Short exercise: Copy out all the lines in the records that include the word "this".

-- Materials provided start --

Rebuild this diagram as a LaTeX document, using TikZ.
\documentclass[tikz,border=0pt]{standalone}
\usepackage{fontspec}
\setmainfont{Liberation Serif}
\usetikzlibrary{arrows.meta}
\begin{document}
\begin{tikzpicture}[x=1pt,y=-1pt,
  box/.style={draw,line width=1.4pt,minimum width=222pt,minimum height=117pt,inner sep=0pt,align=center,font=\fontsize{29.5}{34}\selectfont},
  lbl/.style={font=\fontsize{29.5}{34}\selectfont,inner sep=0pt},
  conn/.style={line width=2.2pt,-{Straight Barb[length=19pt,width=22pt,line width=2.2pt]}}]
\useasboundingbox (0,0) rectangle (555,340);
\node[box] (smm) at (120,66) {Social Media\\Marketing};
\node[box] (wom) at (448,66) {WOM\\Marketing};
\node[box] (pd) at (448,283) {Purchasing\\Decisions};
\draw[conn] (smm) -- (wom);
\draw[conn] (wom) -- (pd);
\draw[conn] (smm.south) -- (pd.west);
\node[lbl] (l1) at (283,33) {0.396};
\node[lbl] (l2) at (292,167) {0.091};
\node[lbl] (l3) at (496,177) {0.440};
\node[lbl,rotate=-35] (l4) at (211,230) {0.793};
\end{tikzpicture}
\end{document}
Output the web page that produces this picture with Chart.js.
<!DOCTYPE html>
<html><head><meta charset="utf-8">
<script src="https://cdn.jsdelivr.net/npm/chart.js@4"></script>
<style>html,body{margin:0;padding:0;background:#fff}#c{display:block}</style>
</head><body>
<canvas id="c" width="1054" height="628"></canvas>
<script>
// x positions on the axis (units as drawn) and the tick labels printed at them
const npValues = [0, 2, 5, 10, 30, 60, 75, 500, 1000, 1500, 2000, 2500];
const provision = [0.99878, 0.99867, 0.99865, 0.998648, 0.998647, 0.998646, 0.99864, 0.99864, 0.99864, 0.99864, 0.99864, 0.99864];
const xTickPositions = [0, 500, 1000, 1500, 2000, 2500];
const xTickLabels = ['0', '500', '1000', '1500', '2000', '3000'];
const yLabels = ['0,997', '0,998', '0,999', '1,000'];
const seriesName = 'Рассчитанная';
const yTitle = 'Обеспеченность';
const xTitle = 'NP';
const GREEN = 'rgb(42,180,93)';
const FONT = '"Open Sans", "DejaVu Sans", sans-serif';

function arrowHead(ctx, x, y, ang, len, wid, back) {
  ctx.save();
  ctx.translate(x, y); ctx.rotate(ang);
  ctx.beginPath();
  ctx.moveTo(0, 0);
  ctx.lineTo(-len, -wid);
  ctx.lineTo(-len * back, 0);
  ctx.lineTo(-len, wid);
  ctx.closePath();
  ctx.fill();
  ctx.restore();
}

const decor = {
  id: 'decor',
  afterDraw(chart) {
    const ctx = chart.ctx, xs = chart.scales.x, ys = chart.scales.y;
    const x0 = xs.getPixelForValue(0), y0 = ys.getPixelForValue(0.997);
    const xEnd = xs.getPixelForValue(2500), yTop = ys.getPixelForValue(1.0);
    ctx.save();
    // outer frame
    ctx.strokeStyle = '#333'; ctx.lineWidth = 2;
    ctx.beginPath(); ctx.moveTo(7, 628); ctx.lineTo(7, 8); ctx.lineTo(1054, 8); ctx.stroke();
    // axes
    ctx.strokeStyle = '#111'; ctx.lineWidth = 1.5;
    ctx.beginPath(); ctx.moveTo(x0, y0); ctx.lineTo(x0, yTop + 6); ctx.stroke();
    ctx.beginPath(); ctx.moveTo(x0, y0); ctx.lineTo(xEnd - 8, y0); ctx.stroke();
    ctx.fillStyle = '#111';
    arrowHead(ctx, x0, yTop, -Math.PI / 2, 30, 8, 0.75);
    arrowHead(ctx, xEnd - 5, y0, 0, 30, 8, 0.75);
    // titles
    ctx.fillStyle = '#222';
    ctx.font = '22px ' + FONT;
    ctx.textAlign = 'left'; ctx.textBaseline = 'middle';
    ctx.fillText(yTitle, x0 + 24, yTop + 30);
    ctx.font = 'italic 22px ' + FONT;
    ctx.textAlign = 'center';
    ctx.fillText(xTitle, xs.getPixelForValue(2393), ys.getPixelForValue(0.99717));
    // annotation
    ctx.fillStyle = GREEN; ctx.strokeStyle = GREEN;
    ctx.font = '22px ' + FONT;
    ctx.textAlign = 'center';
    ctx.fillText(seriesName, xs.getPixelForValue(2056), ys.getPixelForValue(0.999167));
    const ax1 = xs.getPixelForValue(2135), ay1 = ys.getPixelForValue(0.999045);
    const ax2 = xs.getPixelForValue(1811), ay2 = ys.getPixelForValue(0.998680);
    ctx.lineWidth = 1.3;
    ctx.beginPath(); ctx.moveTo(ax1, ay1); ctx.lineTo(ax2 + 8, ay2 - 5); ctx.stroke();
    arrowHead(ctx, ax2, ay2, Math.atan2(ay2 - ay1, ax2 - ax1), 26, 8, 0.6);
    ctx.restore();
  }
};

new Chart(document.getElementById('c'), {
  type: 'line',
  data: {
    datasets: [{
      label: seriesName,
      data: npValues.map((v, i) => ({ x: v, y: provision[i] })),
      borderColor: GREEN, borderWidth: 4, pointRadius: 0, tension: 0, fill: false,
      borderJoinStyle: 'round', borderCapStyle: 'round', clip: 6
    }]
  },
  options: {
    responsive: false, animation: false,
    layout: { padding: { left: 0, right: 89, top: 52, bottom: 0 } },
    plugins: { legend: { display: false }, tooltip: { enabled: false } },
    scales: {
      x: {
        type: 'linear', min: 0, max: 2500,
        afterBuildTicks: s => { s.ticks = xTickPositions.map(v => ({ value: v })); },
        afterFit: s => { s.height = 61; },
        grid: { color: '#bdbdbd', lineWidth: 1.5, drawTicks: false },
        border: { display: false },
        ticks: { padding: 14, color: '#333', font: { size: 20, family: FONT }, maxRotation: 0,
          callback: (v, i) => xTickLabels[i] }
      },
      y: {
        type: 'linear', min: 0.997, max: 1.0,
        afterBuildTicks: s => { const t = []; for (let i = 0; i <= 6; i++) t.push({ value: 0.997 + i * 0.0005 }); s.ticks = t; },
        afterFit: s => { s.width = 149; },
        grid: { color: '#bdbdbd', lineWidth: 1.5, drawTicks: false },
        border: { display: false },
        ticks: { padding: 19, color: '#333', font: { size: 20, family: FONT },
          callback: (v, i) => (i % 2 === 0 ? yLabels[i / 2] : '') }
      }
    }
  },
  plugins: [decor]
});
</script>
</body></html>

-- Materials provided end --

Written answer:
Rebuild this diagram as a LaTeX document, using TikZ.
Output the web page that produces this picture with Chart.js.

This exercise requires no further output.